The last look at the weekend
Road Toon Nowhere
Well, what another red letter day for Mike Ashley's overwhelmingly successful stint at Newcastle United. Not only did his announcement that he's taking the club off the market completely overshadow a day when the fans were due to honour a true footballing legend, and north-east stalwart, in Bobby Robson, but his side then capitulated in a fashion usually reserved for the All Blacks at the Rugby World Cup. If it'd been 9-1 at half time no-one could argue. But what a perfect day to sum up the club's current malaise.
The still-detested owner comes and out and triumphantly announces he's staying put (can't flog it at the right price in the current market) on the day the tiny squad he prevented Kevin Keegan from adding to with his own players fell apart, while their short-term, semi-temporary manager looks completely out of his depth on the sidelines.

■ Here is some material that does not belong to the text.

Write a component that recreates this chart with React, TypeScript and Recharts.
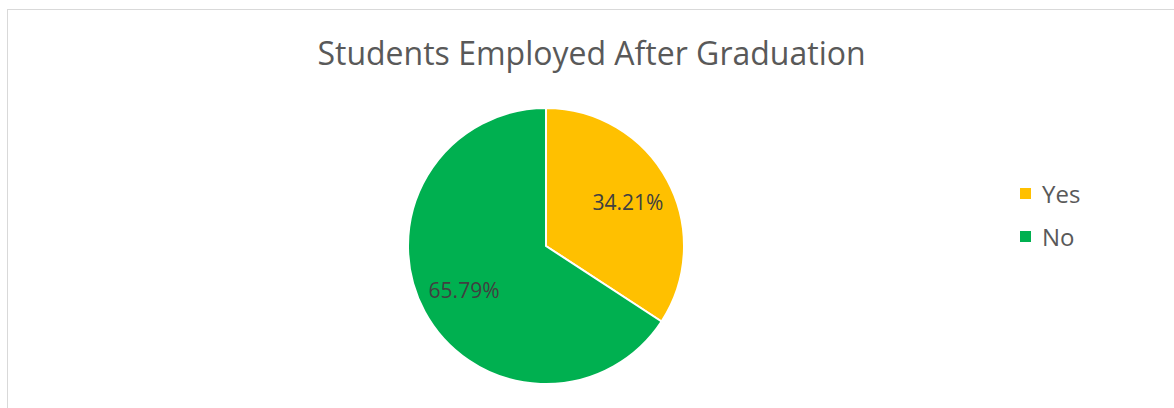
import { PieChart, Pie, Cell, Legend } from "recharts";

const categories = ["Yes", "No"];
const shares = [34.21, 65.79];
const colors = ["#FFC000", "#00B050"];

const data = categories.map((name, i) => ({ name, value: shares[i] }));

const RAD = Math.PI / 180;
const FONT = "'Open Sans', 'Liberation Sans', sans-serif";

function renderLabel(props: any) {
    const { cx, cy, midAngle, outerRadius, percent } = props;
    const r = outerRadius * 0.675;
    const x = cx + r * Math.cos(-midAngle * RAD);
    const y = cy + r * Math.sin(-midAngle * RAD);
    return (
        <text
            x={x}
            y={y}
            fill="#404040"
            fontSize={21}
            fontFamily={FONT}
            textAnchor="middle"
            dominantBaseline="central"
        >
            {`${(percent * 100).toFixed(2)}%`}
        </text>
    );
}

// legend keeps the data order (Recharts would sort it by name)
function LegendContent() {
    return (
        <ul style={{ listStyle: "none", margin: 0, padding: 0 }}>
            {categories.map((name, i) => (
                <li
                    key={name}
                    style={{ display: "flex", alignItems: "center", height: 43, fontFamily: FONT, fontSize: 24, color: "#595959" }}
                >
                    <span style={{ display: "inline-block", width: 11, height: 11, background: colors[i], marginRight: 11 }} />
                    {name}
                </li>
            ))}
        </ul>
    );
}

export default function App() {
    return (
        <div style={{ position: "fixed", left: 0, top: 0, width: 1174, height: 408, overflow: "hidden", background: "#fff" }}>
            <div style={{ position: "absolute", left: 7, top: 9, width: 1300, height: 500, border: "1px solid #d9d9d9" }} />
            <div
                style={{
                    position: "absolute",
                    left: 0,
                    top: 31,
                    width: 1183,
                    textAlign: "center",
                    fontFamily: FONT,
                    fontSize: 32,
                    lineHeight: "44px",
                    color: "#595959",
                }}
            >
                Students Employed After Graduation
            </div>
            <div style={{ position: "absolute", left: 0, top: 0 }}>
                <PieChart width={1174} height={408}>
                    <Pie
                        data={data}
                        dataKey="value"
                        nameKey="name"
                        cx={541}
                        cy={241}
                        outerRadius={138}
                        startAngle={90}
                        endAngle={-270}
                        stroke="#ffffff"
                        strokeWidth={2}
                        label={renderLabel}
                        labelLine={false}
                        isAnimationActive={false}
                    >
                        {data.map((d, i) => (
                            <Cell key={d.name} fill={colors[i]} />
                        ))}
                    </Pie>
                    <Legend
                        layout="vertical"
                        content={<LegendContent />}
                        wrapperStyle={{ left: 1020, top: 172, width: 120, bottom: "auto", right: "auto" }}
                    />
                </PieChart>
            </div>
        </div>
    );
}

Ashley wants to ''drive the club forward'' according to his press release. What he seems to forget is that he was the one, with the help of Dennis Wise et al, who locked the club firmly in reverse in the first place.
Calm down, calm down
Liverpool fans shouldn't get too carried away with the 5-1 drubbing of Newcastle at St James' Park. While you were utterly dominant and passed pretty little rings round the Toon, its all about context. How well you played has to be measured against how poor Newcastle were. Even ESPNsoccernet's staff side could have put at least three past them before half-time, and there's only six in our team. It was the equivalent of watching a leopard pick off a blind, three-legged impala.

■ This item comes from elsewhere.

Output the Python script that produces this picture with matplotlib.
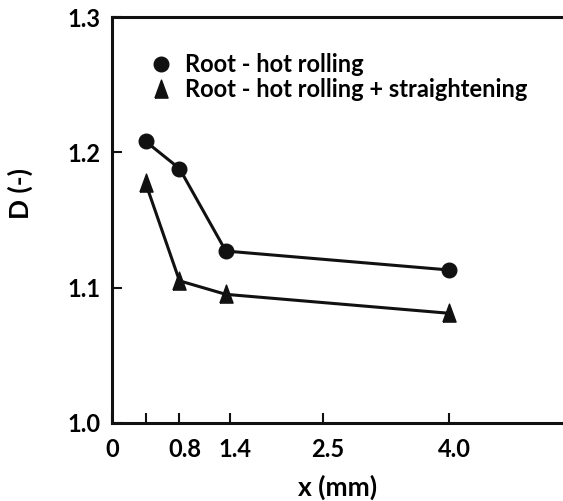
import matplotlib
matplotlib.use("Agg")
import matplotlib.pyplot as plt
from matplotlib.lines import Line2D
from matplotlib.transforms import ScaledTranslation

# Data
x_vals = [0.4, 0.8, 1.35, 4.0]
d_hot = [1.208, 1.188, 1.127, 1.113]
d_straight = [1.177, 1.105, 1.095, 1.081]
labels = ["Root - hot rolling", "Root - hot rolling + straightening"]

x_ticks = [0, 0.4, 0.8, 1.4, 2.5, 4.0]
x_ticklabels = ["0", "", "0.8", "1.4", "2.5", "4.0"]
y_ticks = [1.0, 1.1, 1.2, 1.3]
y_ticklabels = ["1.0", "1.1", "1.2", "1.3"]

plt.rcParams['font.family'] = ['Lato', 'DejaVu Sans']
plt.rcParams['font.weight'] = 'bold'

# tall triangle marker
tri = [(-0.42, -0.55), (0.42, -0.55), (0.0, 0.6), (-0.42, -0.55)]

fig = plt.figure(figsize=(5.63, 5.01), dpi=100)
ax = fig.add_axes([0.199, 0.156, 0.801, 0.81])

ax.plot(x_vals, d_hot, color='#111111', lw=2.2, marker='o', markersize=10.5, zorder=3)
ax.plot(x_vals, d_straight, color='#111111', lw=2.2, marker=tri, markersize=13.5, zorder=3)

ax.set_xlim(0, 5.35)
ax.set_ylim(1.0, 1.3)
ax.set_xticks(x_ticks)
ax.set_xticklabels(x_ticklabels)
ax.set_yticks(y_ticks)
ax.set_yticklabels(y_ticklabels)
ax.tick_params(direction='in', length=7, width=1.5, labelsize=17, color='#111111')
ax.tick_params(axis='x', pad=11)
ax.tick_params(axis='y', pad=8)

# hand-drawn look: x labels sit a little right of their ticks
offset = ScaledTranslation(5 / 100, 0, fig.dpi_scale_trans)
for lab in ax.get_xticklabels()[1:]:
    lab.set_transform(lab.get_transform() + offset)

ax.spines['right'].set_visible(False)
for s in ['left', 'top', 'bottom']:
    ax.spines[s].set_linewidth(2.2)
    ax.spines[s].set_color('#111111')

ax.set_xlabel('x (mm)', fontsize=19, fontweight='bold', labelpad=10)
ax.set_ylabel('D (-)', fontsize=19, fontweight='bold')
ax.yaxis.set_label_coords(-0.175, 0.565)

handles = [
    Line2D([], [], ls='none', marker='o', markersize=10.5, color='#111111'),
    Line2D([], [], ls='none', marker=tri, markersize=13.5, color='#111111'),
]
ax.legend(handles, labels, loc='upper left', bbox_to_anchor=(0.062, 0.935),
          frameon=False, fontsize=17, handlelength=1.0, handletextpad=0.5,
          labelspacing=0.1, borderaxespad=0)

fig.savefig("out.png", dpi=100)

But before the prerequisite avalanche of abuse arrives at my door (do you just share one sense of humour between the entire lot of you?) it was a pretty perfect day for the red half of Merseyside. Rafa could even afford to rest red-hot Robbie Keane and still win at a canter. Heaven's above, even Lucas delivered a killer through ball for Stevie G to make it four. And however much one mocks Newcastle's fans one can't argue with their pedigree, as they rightfully acknowledged a masterful performance from Liverpool's skipper by applauding him from the field. If only the owner had a touch of their class...
Chelsea's last Post
Big Phil will have bald back and sides to go with his bald top at this rate after Chelsea blew another two crucial points at Craven Cottage. It was eminently preventable of course, had Scolari stationed a man on the far post, in keeping with decades of footballing prudence. It constantly amazes me how few top-flight sides employ the 'postie' given the number of times they prevent goals going in.

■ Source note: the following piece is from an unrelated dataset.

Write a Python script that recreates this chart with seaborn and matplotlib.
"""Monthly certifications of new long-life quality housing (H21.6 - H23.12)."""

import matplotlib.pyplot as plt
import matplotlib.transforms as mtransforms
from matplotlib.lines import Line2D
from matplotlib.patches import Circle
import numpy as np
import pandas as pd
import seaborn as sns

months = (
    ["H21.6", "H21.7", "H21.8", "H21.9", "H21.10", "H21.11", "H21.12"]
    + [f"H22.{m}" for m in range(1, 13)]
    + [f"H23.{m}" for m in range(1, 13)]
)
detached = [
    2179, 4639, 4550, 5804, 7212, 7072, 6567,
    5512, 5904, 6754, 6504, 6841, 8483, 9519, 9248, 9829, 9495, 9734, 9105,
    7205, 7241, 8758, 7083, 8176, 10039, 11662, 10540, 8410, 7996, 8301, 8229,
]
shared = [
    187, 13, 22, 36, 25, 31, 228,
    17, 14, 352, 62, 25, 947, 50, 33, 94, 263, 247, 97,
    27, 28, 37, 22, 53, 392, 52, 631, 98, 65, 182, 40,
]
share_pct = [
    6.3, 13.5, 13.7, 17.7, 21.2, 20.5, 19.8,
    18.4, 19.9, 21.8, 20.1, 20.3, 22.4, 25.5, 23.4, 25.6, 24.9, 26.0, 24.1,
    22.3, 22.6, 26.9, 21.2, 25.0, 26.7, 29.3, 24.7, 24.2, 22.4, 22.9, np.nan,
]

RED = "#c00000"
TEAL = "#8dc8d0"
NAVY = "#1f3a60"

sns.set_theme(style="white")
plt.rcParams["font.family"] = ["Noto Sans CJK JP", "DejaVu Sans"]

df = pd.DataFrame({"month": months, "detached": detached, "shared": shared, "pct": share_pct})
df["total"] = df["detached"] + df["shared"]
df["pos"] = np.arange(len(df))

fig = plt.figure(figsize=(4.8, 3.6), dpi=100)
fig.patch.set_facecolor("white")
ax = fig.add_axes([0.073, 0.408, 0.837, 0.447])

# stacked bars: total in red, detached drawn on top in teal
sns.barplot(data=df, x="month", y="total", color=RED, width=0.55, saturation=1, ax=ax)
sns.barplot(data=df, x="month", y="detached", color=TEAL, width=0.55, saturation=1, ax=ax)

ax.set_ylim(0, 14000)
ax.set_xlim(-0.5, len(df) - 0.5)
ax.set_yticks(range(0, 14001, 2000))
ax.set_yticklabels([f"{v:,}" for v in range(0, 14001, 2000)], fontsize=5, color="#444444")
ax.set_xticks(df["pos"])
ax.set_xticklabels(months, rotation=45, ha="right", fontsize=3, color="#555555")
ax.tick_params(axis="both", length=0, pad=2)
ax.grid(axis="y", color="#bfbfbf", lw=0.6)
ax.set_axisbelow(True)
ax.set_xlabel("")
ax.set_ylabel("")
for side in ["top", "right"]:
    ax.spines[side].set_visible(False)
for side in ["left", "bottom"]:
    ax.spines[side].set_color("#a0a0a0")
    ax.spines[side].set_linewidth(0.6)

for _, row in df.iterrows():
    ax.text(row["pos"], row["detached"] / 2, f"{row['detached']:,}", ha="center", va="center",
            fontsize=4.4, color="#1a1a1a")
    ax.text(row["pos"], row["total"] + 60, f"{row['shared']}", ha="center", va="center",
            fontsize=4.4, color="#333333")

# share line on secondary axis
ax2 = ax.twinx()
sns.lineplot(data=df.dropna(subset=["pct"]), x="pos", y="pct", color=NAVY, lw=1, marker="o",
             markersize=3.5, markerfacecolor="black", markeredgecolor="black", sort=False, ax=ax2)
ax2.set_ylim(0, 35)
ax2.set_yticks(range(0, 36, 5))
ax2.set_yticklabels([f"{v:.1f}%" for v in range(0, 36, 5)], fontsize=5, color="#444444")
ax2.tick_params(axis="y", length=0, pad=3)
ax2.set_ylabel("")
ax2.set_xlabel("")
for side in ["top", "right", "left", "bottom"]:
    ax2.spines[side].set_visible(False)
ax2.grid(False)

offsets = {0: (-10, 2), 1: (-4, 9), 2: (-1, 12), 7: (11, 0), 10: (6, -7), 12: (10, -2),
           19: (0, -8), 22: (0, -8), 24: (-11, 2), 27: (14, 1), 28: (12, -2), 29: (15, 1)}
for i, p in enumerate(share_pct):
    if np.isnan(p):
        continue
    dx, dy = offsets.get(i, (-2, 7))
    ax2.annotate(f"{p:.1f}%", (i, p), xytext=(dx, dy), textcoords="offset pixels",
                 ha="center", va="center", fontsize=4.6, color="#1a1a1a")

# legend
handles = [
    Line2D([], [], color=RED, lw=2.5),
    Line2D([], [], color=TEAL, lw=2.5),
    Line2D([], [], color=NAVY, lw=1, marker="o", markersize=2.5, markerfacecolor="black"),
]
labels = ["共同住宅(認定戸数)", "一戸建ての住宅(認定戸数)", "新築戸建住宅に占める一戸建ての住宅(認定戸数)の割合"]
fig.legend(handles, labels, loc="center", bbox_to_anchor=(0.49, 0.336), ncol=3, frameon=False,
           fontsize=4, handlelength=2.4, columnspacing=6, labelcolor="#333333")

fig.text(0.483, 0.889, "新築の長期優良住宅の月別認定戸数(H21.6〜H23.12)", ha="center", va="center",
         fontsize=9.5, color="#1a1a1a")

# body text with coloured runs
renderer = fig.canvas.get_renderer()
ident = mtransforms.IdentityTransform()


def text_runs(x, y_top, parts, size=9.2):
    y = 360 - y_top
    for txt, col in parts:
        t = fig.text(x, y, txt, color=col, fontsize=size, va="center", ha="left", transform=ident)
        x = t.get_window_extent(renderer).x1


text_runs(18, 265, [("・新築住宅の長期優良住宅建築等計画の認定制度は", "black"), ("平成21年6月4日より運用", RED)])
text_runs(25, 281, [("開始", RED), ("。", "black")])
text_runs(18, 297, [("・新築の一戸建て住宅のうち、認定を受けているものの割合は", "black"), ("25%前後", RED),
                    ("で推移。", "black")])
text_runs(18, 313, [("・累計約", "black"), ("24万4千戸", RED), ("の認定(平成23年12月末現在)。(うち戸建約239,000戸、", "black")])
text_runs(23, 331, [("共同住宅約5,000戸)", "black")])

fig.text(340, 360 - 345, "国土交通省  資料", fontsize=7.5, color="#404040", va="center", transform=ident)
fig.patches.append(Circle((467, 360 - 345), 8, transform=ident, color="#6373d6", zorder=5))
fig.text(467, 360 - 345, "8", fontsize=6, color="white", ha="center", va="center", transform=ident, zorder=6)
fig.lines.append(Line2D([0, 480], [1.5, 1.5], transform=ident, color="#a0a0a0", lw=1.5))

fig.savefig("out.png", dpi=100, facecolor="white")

It's a position that requires ultimate concentration, as it is liable a player can stand guard on a post for 100 corners and not be required once. But then, when corner 101 comes along, he springs into action.
That is of course is if the 'postie' gets it right. Kieron Dyer famously made a numpty of himself when playing for Newcastle at Barcelona. He treated the post as his titanium leaning buddy, looking as if he was about to spark up a tab and get out a good book standing there with one hand on his hip and only reserving a pathetic cock of the leg as the ball careered past him.
But had a Chelsea defender been loitering at the Cottage, he'd have had time for a full three course meal before hacking Clint Dempsey's header to safety and the win would have been secured.
Fuller of it
It's very rare that TFO is rendered agog but after having witnessed yet another girl-on-girl scrap at Upton Park I almost was. After conceding an equaliser, Ricardo Fuller was in no doubt as to who he held responsible for the goal, wagging his finger and presumably uttering a few 'JFK's' in the direction of Andy Griffin. The right back promptly strolled over to the striker, who delivered a left-handed, half-millimetre stun slap before you could say 'work the jab'. He was then dismissed by referee Mike Dean and Stoke went on to lose the game. Crazy.
Where've Wigan and West Ham gone?
You know, few people ever spare a thought for us hacks in impossibly tight seasons like this. I mean, there you are one minute slagging off a manager saying his are side are destined for the Championship, the chairman's a mug and their players aren't fit to wear the shirt then, bang, two games later they've got six points and clamber into a respectable mid-table position. Step forward West Ham and Wigan.
In October the 'Latics lost all four of their Premier League games, shipping ten goals in the process. ''Finished,'' we screamed. ''Championship fodder,'' we hollered. Now look at them. Four wins in five has seen them swap a relegation dogfight for an all-out assault on Europe. Incredible.
As for West Ham, a run of one win in 11, coupled with the bankruptcy of the country where their owner holds his wealth, saw us signing-off their death warrant weeks ago. Now back-to-back wins have propelled them into the top half of the table. All this yo-yo-ing is terribly rude and makes all us pundits look like we've no idea what's going on. Funny that.